Question 1h: Compute the mean squares for both the between-group and within-group variabilities.

Calculations:

\(\text{MSA} = \frac{\text{SSA}}{df_{\text{A}}}\) = ____________

\(\text{MSE} = \frac{\text{SSE}}{df_{\text{E}}}\) = ____________

Note

By calculating mean squares, we standardize the variability estimates so that they can be meaningfully compared to each other regardless of the number of groups or observations.

Part 9: The F-Test Statistic

The ANOVA \(F\) test statistic is computed as the ratio of these two mean squares.

Question 1i: Compute the \(F\)-test statistic using your calculations from part k).

Calculation:

\[F = \frac{\text{MSA}}{\text{MSE}} =\]

\(F\) = ____________

Interpreting the F test statistic:

If the null hypothesis \(H_0: \mu_1 = \mu_2 = \cdots = \mu_k\) is true and the equal variance assumption is valid, both the numerator \(\text{MSA}\) and denominator \(\text{MSE}\) are unbiased estimators of the common variance \(\sigma^2\). Under these conditions, we would expect their ratio \(F\) to be approximately equal to 1.
If the alternative hypothesis \(H_A:\) at least one \(\mu_i\) differs is true, the among groups variability (numerator) is expected to be larger relative to the within groups variability (denominator), resulting in a value of \(F\) greater than 1.

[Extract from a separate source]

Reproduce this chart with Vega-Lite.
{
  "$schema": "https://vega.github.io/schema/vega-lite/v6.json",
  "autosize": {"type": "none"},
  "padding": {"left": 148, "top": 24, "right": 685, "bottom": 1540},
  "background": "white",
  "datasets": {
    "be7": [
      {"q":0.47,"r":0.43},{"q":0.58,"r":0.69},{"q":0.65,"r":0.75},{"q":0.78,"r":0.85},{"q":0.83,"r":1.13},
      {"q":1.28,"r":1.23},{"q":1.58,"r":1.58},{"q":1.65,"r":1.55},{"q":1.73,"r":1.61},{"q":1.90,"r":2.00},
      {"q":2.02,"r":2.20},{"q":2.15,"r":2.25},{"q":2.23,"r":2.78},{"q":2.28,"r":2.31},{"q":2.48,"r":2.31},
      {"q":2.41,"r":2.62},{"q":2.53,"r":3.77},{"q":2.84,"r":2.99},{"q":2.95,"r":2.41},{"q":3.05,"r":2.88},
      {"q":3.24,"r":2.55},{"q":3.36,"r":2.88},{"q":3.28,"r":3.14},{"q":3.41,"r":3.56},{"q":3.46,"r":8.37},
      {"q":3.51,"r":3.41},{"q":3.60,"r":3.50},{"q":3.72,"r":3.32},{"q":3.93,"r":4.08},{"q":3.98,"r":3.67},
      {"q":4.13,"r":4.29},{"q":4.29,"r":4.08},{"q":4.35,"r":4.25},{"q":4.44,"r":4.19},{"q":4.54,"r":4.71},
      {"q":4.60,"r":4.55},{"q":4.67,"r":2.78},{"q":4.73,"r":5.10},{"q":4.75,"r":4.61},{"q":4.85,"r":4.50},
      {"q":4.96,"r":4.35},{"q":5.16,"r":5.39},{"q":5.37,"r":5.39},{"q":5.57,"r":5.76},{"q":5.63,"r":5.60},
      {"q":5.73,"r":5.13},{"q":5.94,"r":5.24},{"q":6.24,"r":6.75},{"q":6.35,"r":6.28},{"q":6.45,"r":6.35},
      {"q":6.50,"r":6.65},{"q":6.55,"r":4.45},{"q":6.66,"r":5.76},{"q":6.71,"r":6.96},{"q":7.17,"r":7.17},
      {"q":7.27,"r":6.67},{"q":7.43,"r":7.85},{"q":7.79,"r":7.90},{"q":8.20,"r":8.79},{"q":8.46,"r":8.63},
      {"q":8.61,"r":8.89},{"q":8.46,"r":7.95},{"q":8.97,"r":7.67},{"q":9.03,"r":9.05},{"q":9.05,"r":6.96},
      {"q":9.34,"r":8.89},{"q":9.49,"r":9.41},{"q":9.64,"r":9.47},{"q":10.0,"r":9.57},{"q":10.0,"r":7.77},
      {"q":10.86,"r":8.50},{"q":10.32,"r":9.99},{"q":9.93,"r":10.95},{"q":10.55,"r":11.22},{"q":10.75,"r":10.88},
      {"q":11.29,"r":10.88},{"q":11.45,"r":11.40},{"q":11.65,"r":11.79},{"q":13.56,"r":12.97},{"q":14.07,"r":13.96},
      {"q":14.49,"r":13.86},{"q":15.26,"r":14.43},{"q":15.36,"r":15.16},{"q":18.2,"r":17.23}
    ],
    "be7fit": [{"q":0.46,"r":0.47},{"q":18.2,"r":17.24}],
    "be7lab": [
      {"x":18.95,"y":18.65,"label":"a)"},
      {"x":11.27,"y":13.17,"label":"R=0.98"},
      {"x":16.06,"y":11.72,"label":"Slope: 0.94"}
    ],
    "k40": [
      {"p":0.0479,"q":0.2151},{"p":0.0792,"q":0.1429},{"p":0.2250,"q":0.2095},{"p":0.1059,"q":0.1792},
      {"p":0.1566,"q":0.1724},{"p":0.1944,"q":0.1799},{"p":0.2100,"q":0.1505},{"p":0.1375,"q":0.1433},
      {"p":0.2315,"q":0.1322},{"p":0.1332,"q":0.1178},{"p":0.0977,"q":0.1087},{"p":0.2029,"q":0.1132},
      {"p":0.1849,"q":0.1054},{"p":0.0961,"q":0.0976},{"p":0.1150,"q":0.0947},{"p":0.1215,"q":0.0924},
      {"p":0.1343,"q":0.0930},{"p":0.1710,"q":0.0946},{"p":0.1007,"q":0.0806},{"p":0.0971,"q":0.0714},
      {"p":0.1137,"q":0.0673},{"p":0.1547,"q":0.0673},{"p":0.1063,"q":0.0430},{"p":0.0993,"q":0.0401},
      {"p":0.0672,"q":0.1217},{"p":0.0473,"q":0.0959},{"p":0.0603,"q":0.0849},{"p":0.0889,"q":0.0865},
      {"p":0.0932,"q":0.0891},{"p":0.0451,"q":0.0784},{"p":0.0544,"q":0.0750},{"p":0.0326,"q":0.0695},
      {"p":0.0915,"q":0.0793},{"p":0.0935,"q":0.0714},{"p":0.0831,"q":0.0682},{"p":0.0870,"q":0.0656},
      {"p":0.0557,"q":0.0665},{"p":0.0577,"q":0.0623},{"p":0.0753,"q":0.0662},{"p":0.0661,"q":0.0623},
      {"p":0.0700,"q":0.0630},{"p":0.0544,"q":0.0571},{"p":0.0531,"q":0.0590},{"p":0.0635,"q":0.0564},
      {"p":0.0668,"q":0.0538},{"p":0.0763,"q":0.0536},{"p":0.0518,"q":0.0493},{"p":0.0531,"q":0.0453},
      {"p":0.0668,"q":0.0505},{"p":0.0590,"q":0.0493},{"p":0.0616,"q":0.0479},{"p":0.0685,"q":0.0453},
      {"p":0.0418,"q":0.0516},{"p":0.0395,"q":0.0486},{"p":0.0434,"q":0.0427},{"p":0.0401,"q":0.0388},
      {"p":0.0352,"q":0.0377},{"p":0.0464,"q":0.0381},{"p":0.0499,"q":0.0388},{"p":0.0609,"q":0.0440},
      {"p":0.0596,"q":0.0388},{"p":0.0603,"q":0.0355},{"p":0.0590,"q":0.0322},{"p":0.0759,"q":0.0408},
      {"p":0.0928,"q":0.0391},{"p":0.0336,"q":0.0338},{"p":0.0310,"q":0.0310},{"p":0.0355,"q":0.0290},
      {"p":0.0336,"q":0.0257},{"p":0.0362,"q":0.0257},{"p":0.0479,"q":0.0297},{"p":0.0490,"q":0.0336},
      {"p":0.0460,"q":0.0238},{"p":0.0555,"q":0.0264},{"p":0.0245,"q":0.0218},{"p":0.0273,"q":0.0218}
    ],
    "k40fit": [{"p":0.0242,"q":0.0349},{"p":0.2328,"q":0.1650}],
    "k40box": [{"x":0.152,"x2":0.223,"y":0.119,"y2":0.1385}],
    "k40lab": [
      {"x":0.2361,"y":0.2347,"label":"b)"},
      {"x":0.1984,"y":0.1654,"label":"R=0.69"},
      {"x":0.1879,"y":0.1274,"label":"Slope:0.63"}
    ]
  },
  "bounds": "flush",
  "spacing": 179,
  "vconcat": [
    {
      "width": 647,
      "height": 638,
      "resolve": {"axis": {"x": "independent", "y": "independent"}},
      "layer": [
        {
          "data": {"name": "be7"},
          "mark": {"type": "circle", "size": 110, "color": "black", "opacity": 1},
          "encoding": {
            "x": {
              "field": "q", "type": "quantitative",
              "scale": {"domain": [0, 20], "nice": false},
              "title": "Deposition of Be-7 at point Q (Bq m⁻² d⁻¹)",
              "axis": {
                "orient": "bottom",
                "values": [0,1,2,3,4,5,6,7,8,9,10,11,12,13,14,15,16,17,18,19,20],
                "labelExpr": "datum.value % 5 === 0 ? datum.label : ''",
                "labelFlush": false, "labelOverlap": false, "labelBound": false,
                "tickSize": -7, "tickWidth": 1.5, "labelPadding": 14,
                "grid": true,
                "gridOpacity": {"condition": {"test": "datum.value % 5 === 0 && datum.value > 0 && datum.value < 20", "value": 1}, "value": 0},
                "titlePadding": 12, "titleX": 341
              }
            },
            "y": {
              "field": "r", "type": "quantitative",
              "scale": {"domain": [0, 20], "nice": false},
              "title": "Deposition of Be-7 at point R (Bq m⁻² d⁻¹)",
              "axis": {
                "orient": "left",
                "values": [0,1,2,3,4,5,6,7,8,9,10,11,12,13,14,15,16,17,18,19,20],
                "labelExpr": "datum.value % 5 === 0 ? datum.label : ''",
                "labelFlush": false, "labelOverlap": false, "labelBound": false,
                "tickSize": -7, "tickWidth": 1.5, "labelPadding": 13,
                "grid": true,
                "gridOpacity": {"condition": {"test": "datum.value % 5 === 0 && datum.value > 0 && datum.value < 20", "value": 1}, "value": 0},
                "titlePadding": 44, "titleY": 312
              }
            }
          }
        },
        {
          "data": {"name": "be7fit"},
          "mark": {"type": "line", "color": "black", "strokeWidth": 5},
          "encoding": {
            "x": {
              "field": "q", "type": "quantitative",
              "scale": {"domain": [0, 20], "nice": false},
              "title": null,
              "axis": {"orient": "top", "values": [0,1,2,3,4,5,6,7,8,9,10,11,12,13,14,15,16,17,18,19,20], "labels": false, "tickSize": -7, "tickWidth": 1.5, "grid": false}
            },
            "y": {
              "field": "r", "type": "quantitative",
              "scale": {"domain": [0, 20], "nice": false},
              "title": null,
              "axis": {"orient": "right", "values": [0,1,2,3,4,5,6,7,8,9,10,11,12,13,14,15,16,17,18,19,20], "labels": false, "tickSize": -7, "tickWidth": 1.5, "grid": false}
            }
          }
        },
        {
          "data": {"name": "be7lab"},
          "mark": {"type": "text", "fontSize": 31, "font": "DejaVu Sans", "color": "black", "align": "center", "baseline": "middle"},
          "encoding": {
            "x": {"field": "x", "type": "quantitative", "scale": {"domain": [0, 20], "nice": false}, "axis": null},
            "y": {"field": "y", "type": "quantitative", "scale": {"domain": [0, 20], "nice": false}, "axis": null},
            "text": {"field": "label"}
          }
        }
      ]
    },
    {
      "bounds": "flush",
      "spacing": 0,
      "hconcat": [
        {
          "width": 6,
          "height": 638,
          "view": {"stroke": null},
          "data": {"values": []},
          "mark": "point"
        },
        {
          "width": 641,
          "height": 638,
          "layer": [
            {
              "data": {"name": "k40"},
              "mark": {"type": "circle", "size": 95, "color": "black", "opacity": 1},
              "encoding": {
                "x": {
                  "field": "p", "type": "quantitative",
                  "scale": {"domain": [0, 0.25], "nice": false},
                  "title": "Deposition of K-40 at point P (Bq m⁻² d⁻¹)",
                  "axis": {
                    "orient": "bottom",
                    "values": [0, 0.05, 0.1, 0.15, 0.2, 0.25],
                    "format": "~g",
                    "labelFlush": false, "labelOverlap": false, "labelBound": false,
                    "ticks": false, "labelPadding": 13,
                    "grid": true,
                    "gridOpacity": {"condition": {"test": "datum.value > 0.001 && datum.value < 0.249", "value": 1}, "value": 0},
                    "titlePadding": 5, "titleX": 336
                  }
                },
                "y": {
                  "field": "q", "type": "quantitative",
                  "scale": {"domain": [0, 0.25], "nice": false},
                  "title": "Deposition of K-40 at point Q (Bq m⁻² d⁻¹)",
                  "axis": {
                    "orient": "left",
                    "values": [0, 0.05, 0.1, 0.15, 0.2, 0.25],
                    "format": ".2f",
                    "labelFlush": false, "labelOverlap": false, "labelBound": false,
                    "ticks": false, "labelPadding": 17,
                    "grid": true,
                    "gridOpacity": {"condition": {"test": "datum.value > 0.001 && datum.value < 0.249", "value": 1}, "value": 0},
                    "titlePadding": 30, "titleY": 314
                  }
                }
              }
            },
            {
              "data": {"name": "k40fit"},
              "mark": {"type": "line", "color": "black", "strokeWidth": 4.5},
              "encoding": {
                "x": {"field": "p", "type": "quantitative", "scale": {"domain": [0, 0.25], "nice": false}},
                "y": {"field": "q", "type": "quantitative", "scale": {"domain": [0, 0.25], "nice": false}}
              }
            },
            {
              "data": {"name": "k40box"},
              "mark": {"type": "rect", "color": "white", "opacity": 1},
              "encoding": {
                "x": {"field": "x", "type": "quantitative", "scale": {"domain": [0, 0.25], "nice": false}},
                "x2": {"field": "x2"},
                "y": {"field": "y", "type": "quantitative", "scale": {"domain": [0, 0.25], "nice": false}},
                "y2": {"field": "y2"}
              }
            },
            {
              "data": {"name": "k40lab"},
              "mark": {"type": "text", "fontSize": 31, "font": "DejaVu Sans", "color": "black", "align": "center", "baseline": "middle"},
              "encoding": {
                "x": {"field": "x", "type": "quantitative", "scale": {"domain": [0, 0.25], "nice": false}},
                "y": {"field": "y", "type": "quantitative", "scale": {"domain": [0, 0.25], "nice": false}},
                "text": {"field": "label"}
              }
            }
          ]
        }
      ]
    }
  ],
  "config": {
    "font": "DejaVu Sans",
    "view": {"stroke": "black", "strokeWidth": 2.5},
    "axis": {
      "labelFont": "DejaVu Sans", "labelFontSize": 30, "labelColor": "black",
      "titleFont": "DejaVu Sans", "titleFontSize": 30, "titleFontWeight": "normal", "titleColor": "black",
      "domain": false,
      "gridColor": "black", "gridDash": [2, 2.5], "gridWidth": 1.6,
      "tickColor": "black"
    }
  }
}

Part 10: Computing the P-Value and Making a Decision

Distribution of the F statistic under the null hypothesis:

Under the null hypothesis, the \(F\)-test statistic follows an \(F\) distribution with numerator degrees of freedom \(df_1 = k - 1\) and denominator degrees of freedom \(df_2 = n - k\).

The \(p\)-value is obtained as the area to the right of the calculated \(F\)-test statistic value, which represents the probability of observing such an extreme (or more extreme) value if the null hypothesis is true.

Question 1j: Compute the \(p\)-value using the pf() function in R to assess whether there is statistically significant evidence to conclude that the population means of these three treatment groups differ. Provide a formal decision and conclusion at the \(\alpha = 0.05\) significance level.

P-value: ____________

Decision: [Reject or Fail to reject \(H_0\)]

Conclusion: [State your conclusion in context]

Part 11: Completing the ANOVA Table

The calculations and procedures for One-Way ANOVA are commonly summarized in a structured ANOVA table. This table neatly organizes the sources of variability, their corresponding sums of squares, degrees of freedom, mean squares, the calculated F test statistic, and the resulting p-value.

Question 1k: Using all previously computed results (sums of squares, degrees of freedom, mean squares, and F test statistic), carefully and clearly complete the ANOVA table below:

Source	Degrees of Freedom	Sum of Squares	Mean Squares	\(F\)-test statistic	\(p\)-value
Between Groups
Within Groups
Total

Note

The “Total” row does not include values for Mean Squares, F-test statistic, or p-value, as these are not meaningful for the total variability.

Part 12: Limitations and Follow-Up Questions

In this worksheet, we determined that at least one group mean significantly differs from the others. However, the ANOVA F test alone does not tell us precisely which pairs or combinations of group means differ significantly. Thus, a logical follow-up question arises:

If we find statistically significant differences among the groups, how do we determine specifically which of the \(k\) population means differ from one another?

Explain why the ANOVA test alone does not specify which specific groups differ from each other.

[Space for your explanation]

Briefly consider what additional information or methods might be necessary to address this question.

[Space for your thoughts]

Looking Ahead 🔍

This important question about identifying specific differences among group means will be explored in detail in the next worksheet.

Key Takeaways

Summary 📝

One-Way ANOVA provides a unified framework for comparing three or more population means while controlling the overall Type I error rate, avoiding the multiple testing problem that arises from conducting multiple two-sample t-tests.
Partitioning of variability is central to ANOVA: Total variability (SST) is decomposed into between-group variability (SSA) measuring differences among group means, and within-group variability (SSE) measuring variation within each group around their respective means.
The F-test statistic \((F = \text{MSA}/\text{MSE})\) compares the ratio of between-group to within-group mean squares. Under the null hypothesis, both estimate the same variance and F ≈ 1; under the alternative, F > 1 when group means differ.
Degrees of freedom represent independent pieces of information: \(df_{\text{between}} = k-1\) for group means, \(df_{\text{within}} = n-k\) for individual observations, and \(df_{\text{total}} = n-1\) for overall variability.
ANOVA assumptions must be checked: independence of observations, normality of populations (or large samples), and homogeneity of variances (ratio of largest to smallest standard deviation should be less than 2).
The pooled variance estimator \(s_p^2\) generalizes to multiple groups and represents the within-group variability, serving as the baseline noise level for comparison.
R provides computational tools for implementing ANOVA, including calculation of test statistics, p-values using the F distribution, and verification of intermediate calculations.
A significant F-test indicates that at least one population mean differs, but does not identify which specific pairs of means are different—this requires additional follow-up procedures (post-hoc tests) covered in the next worksheet.